I don’t watch much TV. I have nothing in particular against it, but it doesn’t hold my interest the way a book does. This renders me unapologetically out of touch with most television series. So when I heard that Trever O. Munson’s Angel of Vengeance, which I was about to read and review, was the inspiration for the series Moonlight, I thought “Cool … but what’s Moonlight?”
Thus, blissfully free of preconceived notions, I cracked the book with not the faintest clue as to what I was getting into. Within the first few pages, I was intrigued. Mick Angel, a vampire private detective who is not all good guy, not all bad guy, but one hundred percent badass, promised to be an interesting protagonist at the very least. By page 50, Munson had me hooked. I can even tell you what line it was that did it. “Call me old-fashioned, but in my opinion the last thing the vampire world needs is a bunch of gender-confused losers who mistake being sullen and whiny for rebellious and interesting.”
My feelings exactly.
Munson walks an interesting line in the way he presents Mick. He’s definitely no emotionally fragile, self-loathing creature, but neither is he an animalistic fiend who goes about ripping out throats indiscriminately.
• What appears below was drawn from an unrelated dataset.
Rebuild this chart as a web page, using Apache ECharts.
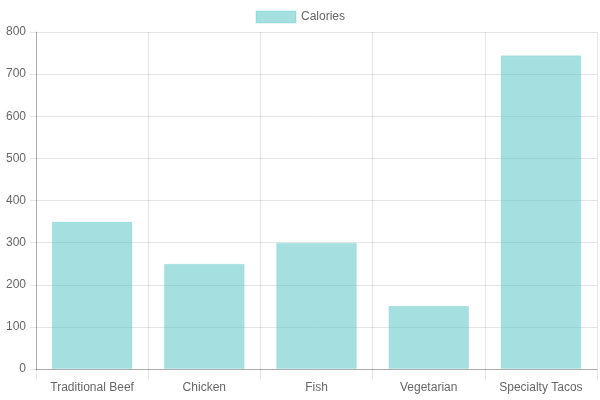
<!DOCTYPE html>
<html>
<head>
<meta charset="utf-8">
<script src="https://cdn.jsdelivr.net/npm/echarts@6/dist/echarts.min.js"></script>
<style>
  html, body { margin: 0; padding: 0; background: #fff; }
  #chart { width: 600px; height: 400px; }
</style>
</head>
<body>
<div id="chart"></div>
<script>
const categories = ['Traditional Beef', 'Chicken', 'Fish', 'Vegetarian', 'Specialty Tacos'];
const calories = [350, 250, 300, 150, 745];
const seriesName = 'Calories';

const chart = echarts.init(document.getElementById('chart'));
const font = 'Liberation Sans, Arial, sans-serif';

chart.setOption({
  animation: false,
  textStyle: { fontFamily: font },
  legend: {
    data: [{ name: seriesName, icon: 'rect' }],
    top: 5,
    left: 'center',
    itemWidth: 40,
    itemHeight: 12,
    itemGap: 6,
    textStyle: { color: '#666', fontSize: 12, fontFamily: font }
  },
  grid: { left: 36, right: 3, top: 32, bottom: 31, containLabel: false },
  xAxis: {
    type: 'category',
    data: categories,
    axisLine: { show: true, lineStyle: { color: 'rgba(0,0,0,0.25)' } },
    axisTick: { show: true, length: 10, lineStyle: { color: 'rgba(0,0,0,0.1)' } },
    splitLine: { show: true, lineStyle: { color: 'rgba(0,0,0,0.1)' } },
    axisLabel: { color: '#666', fontSize: 12, margin: 13, fontFamily: font }
  },
  yAxis: {
    type: 'value',
    min: 0,
    max: 800,
    interval: 100,
    axisLine: { show: true, lineStyle: { color: 'rgba(0,0,0,0.25)' } },
    axisTick: { show: true, length: 6, lineStyle: { color: 'rgba(0,0,0,0.1)' } },
    splitLine: { show: true, lineStyle: { color: 'rgba(0,0,0,0.1)' } },
    axisLabel: { color: '#666', fontSize: 12, margin: 10, fontFamily: font }
  },
  series: [{
    name: seriesName,
    type: 'bar',
    data: calories,
    barCategoryGap: '28%',
    itemStyle: {
      color: 'rgba(75,192,192,0.5)',
      borderColor: 'rgba(75,192,192,0.15)',
      borderWidth: 1
    }
  }]
});
</script>
</body>
</html>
In fact, as we discover more about his life as a human, it becomes apparent that Mick’s morals are actually much less questionable in undeath than they were in life. I’m pretty anti-spoiler, so that’s all I’ll give you on the matter of his human past; if you want the particulars, you know where to find ‘em! (And might I just add that said particulars are juicy as a jugular?) As for his current code of ethics, though he does require human blood—which he ingests in a nontraditional manner that puts his personal stamp on the vampire stereotype—he selects his “donors” according to their own misdeeds. Mick refuses to prey on women, children, and innocents … but fortunately, his job puts him in the way of plenty of individuals who are, according to his self-imposed rules, fair game.
We know right away that the case with which Angel of Vengeance begins is going to lead Mick in directions both interesting and dangerous. As if his being an undead private detective weren’t enough, we are given the ultimate tip-off that trouble lies ahead: It all starts with a beautiful woman. A gorgeous burlesque dancer, to be exact, with hair a brilliant shade of red—which happens to be the only color vampires can see in Munson’s mythos. Reesa Van Cleef employs Mick to find her missing sister, and we just know things are going to get more complicated.
Now I don’t want to give away any plot points. This is, after all, still a detective novel, and there is a case to be unraveled. But the plot, while full of delicious twists and turns, isn’t even the highlight of the book. The most enjoyable element is Mick’s voice, which suits the private detective genre like a custom-fitted coffin. After all, what’s more noir than a vampire? Munson writes Mick with just the right tone; the vampire is self-aware enough that we feel his remorse for his mistakes, but not wracked with guilt to the point of irritating self-pity. He’s a narrator I’d be happy to hang out with again (read: sequel, please!).
I might even have to check out the DVDs of Moonlight.